Having the subject look straight down the lens gives a feeling of direct eye contact when the image is later viewed. Just as in real life, eye contact is more arresting than a lack of eye contact – it captures your attention and is a form of communication in itself. However, it also demands more of the viewer, so a whole set of images containing eye contact can become tiring and repetitive. As with all the other elements of composition, variety is key.
There are two alternatives to through-the-lens eye contact; a subject looking off-camera but at something within the frame, and a subject looking off-camera at something outside of the frame.
When the subject is looking at something within the frame, such as an object or another person, it’s as though the photographer has captured a private moment candidly, rather than a posed shot. It can enable more of a story telling approach to image-making than with direct eye contact, as the viewer tries to work out the relationship between the subject and the thing they are looking at. The expression of the subject forms part of the story – is it a look of love, of fear, or intrigue?

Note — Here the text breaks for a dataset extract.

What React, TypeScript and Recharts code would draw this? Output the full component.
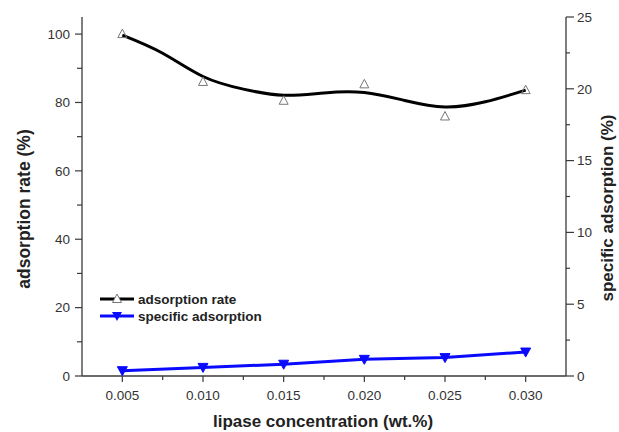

When the subject is looking at something outside of the frame, this provides an unanswered puzzle for the viewer – what are they looking at? Again, the expression of the subject is key; if they look tense, the viewer will believe that they are anxious about the thing they are looking at, whereas a serene expression or a smile tells the viewer that the subject feels positive it. If the subject is looking towards the floor, this can imply shyness and modesty – this can be an appealing quality, which is why it’s a commonly used image set-up for a bridal portrait.
When viewing an image, our gaze follows that of the subject, so be aware that if the subject is looking out of the frame, then our eyes are pulled towards that point, creating visual tension. Harmonious compositions usually aim to keep the eye within the image, so leave plenty of space on the side of the image that your subject is looking towards.